Der eiserne Kanzler hielt nicht viel davon, das Volk beim Regieren genau zuschauen zu lassen. Der Prozess sei dem Metzgereihandwerk zu ähnlich. „Je weniger die Menschen wissen, wie Würste und Gesetze gemacht werden, desto besser schlafen sie", glaubte Otto von Bismarck. Die Slow Food Bewegung hat ein anderes Politikverständnis als der Kanzler – auch und gerade, was die Wurst anbelangt. Slow Foodies sind Menschen, die sich genauestens dafür interessieren, was sie essen und genießen. Ruhig schlafen mag, wer sich lediglich als unmündiger Verbraucher am Ende einer Herstellungskette betrachtet.

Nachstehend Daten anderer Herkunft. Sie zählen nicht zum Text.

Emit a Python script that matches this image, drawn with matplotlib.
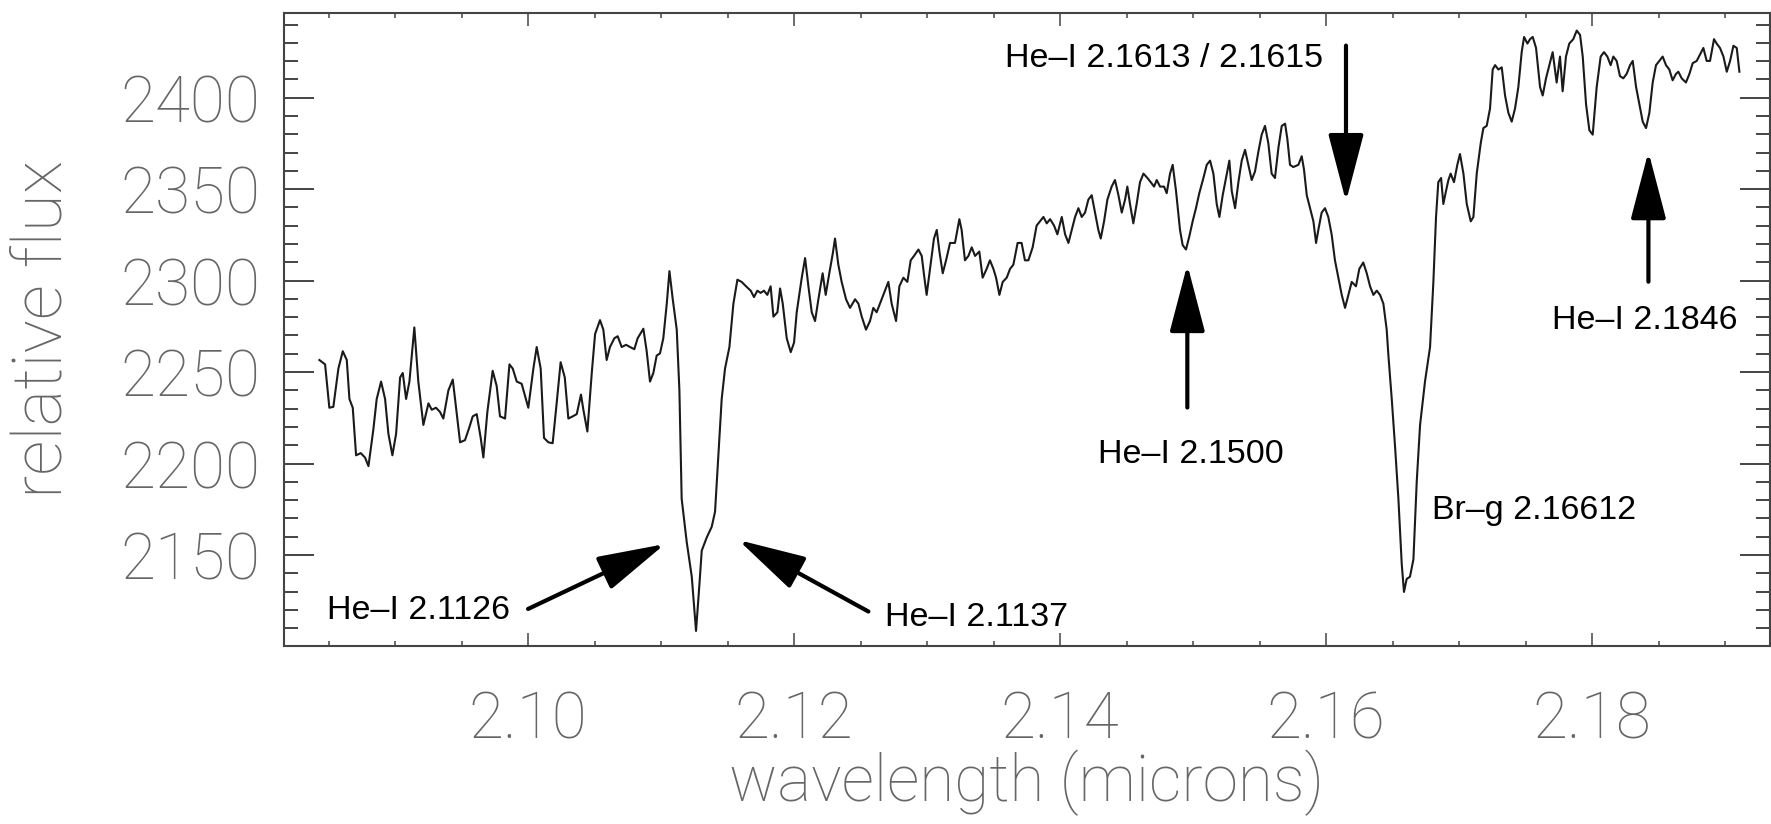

Dass letzteres ein Selbstverständnis ist, das immer weniger Menschen teilen, zeigte jetzt eine Veranstaltung in Winnenden. Das Slow Food Convivium Mainfranken-Hohenlohe hatte zu einem Expertengespräch eingeladen. Und sehr zur Überraschung der Organisatoren, drängten sich am Samstag, 14. Januar 2012, weit über einhundert Teilnehmer in der Markthalle von Winnenden, darunter viele interessierte Verbraucher und Lebensmittelhandwerker der Region, um mitreden und zuhören zu können.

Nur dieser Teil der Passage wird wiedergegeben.